INSTRUCTIONS FOR THE TASK: Will you return, word for word, only the lines from the top of the data below down to and including the one with "var seriesData = voltage.map(function"?

++++++++

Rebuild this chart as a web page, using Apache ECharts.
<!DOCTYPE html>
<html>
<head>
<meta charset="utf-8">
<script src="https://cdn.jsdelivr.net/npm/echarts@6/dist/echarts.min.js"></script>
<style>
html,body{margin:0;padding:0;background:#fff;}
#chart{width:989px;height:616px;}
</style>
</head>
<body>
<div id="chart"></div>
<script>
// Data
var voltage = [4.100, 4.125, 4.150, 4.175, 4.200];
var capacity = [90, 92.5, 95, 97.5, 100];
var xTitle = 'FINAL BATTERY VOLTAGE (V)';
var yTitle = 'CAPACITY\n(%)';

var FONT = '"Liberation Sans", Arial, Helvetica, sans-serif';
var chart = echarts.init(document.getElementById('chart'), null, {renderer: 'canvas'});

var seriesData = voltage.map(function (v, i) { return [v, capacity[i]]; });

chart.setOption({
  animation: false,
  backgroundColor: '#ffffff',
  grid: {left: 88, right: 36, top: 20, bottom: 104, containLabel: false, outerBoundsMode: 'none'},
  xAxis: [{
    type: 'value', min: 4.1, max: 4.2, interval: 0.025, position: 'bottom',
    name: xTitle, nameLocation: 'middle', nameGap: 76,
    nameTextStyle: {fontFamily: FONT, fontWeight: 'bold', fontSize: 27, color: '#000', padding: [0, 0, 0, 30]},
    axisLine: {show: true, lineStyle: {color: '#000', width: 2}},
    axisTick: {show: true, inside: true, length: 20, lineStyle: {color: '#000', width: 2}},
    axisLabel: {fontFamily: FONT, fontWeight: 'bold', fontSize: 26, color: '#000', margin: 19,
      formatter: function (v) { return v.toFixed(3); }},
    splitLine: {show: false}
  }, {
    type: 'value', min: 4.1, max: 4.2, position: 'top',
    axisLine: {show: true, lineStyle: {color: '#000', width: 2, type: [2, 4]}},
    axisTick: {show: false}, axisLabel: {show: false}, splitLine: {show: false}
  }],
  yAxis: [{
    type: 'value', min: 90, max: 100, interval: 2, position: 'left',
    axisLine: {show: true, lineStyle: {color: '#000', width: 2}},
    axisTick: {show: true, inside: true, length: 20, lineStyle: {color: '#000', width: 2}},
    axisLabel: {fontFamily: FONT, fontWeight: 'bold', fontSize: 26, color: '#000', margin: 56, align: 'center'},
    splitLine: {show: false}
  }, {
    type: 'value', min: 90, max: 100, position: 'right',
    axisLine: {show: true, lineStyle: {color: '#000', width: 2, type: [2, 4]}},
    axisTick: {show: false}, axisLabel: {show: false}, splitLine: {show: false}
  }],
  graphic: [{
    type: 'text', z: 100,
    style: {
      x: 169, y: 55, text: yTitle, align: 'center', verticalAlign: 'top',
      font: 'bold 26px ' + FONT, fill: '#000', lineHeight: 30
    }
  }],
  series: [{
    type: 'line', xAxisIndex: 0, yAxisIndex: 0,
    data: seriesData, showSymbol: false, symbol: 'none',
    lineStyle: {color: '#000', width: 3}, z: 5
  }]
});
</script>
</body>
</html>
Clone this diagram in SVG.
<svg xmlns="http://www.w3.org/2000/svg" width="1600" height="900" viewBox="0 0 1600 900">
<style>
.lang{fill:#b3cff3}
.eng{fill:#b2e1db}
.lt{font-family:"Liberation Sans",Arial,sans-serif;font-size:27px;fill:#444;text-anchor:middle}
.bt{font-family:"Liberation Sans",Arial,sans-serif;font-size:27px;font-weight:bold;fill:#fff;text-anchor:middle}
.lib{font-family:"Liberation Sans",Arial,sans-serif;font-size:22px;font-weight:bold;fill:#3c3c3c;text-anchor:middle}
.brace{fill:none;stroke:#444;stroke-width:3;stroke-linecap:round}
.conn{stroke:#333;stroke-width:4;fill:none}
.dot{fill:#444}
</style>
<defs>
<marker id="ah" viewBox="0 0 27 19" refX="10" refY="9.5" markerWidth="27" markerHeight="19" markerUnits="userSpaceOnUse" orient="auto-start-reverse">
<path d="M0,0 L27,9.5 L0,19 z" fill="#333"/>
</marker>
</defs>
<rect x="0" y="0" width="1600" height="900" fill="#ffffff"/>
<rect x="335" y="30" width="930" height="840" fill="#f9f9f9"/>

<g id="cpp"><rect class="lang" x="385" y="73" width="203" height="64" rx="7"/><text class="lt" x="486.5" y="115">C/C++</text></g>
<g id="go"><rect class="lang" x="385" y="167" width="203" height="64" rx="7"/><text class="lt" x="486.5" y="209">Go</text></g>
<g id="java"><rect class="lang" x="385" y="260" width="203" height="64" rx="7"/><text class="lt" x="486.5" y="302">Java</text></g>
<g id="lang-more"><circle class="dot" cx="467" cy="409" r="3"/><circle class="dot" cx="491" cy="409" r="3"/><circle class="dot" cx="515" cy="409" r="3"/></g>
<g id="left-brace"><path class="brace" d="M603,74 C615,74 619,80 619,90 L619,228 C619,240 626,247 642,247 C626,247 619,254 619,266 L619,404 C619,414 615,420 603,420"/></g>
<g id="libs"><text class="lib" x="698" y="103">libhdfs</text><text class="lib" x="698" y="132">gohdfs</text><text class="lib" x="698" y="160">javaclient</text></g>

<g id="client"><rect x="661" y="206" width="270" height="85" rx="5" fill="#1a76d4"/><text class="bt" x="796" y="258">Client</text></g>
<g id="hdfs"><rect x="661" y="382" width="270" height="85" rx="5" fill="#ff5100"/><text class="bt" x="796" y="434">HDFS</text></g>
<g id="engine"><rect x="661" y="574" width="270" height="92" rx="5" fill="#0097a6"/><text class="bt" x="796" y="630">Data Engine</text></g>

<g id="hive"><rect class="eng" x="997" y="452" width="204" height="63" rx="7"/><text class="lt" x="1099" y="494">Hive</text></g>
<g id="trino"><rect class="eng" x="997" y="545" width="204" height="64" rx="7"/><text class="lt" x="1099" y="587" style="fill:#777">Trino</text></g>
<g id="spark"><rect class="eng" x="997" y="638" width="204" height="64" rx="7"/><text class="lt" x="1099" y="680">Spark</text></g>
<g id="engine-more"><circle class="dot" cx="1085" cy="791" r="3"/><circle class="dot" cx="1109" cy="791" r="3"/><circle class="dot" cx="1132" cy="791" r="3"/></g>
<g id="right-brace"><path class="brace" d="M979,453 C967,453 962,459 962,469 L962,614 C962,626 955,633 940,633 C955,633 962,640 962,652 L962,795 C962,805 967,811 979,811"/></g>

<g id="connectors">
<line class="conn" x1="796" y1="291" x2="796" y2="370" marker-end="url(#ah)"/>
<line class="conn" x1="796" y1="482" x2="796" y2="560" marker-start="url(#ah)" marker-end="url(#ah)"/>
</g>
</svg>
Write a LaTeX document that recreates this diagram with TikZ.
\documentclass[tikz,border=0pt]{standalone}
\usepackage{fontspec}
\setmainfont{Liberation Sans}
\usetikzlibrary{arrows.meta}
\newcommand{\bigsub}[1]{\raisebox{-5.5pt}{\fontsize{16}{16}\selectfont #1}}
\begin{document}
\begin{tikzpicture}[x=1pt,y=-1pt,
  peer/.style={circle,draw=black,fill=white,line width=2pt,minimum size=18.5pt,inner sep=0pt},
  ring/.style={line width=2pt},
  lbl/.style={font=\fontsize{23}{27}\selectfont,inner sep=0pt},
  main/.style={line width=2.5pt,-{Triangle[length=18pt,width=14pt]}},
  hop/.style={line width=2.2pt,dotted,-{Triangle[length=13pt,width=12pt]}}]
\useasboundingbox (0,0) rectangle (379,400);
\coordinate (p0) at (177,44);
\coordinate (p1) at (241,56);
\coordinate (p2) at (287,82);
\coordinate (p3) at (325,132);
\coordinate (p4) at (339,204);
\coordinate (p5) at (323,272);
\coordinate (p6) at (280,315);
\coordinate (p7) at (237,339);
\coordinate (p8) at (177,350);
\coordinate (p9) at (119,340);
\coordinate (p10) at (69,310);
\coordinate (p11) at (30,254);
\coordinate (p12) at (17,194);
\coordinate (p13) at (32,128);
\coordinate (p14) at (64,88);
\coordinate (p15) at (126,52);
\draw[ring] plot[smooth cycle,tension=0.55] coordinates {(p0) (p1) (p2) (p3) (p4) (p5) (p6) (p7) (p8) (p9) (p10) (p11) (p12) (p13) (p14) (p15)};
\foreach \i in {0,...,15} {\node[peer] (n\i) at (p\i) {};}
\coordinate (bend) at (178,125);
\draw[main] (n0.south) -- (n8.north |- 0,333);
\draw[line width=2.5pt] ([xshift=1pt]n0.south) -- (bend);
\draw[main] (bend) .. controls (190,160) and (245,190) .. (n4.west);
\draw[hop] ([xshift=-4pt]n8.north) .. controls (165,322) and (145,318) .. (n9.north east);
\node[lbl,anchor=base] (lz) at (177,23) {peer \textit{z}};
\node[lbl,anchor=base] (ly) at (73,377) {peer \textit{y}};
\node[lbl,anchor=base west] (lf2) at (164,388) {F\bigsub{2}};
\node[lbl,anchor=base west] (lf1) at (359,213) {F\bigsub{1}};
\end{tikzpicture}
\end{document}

++++++++

ANSWER TO THE TASK:
Rebuild this chart as a web page, using Apache ECharts.
<!DOCTYPE html>
<html>
<head>
<meta charset="utf-8">
<script src="https://cdn.jsdelivr.net/npm/echarts@6/dist/echarts.min.js"></script>
<style>
html,body{margin:0;padding:0;background:#fff;}
#chart{width:989px;height:616px;}
</style>
</head>
<body>
<div id="chart"></div>
<script>
// Data
var voltage = [4.100, 4.125, 4.150, 4.175, 4.200];
var capacity = [90, 92.5, 95, 97.5, 100];
var xTitle = 'FINAL BATTERY VOLTAGE (V)';
var yTitle = 'CAPACITY\n(%)';

var FONT = '"Liberation Sans", Arial, Helvetica, sans-serif';
var chart = echarts.init(document.getElementById('chart'), null, {renderer: 'canvas'});

var seriesData = voltage.map(function (v, i) { return [v, capacity[i]]; });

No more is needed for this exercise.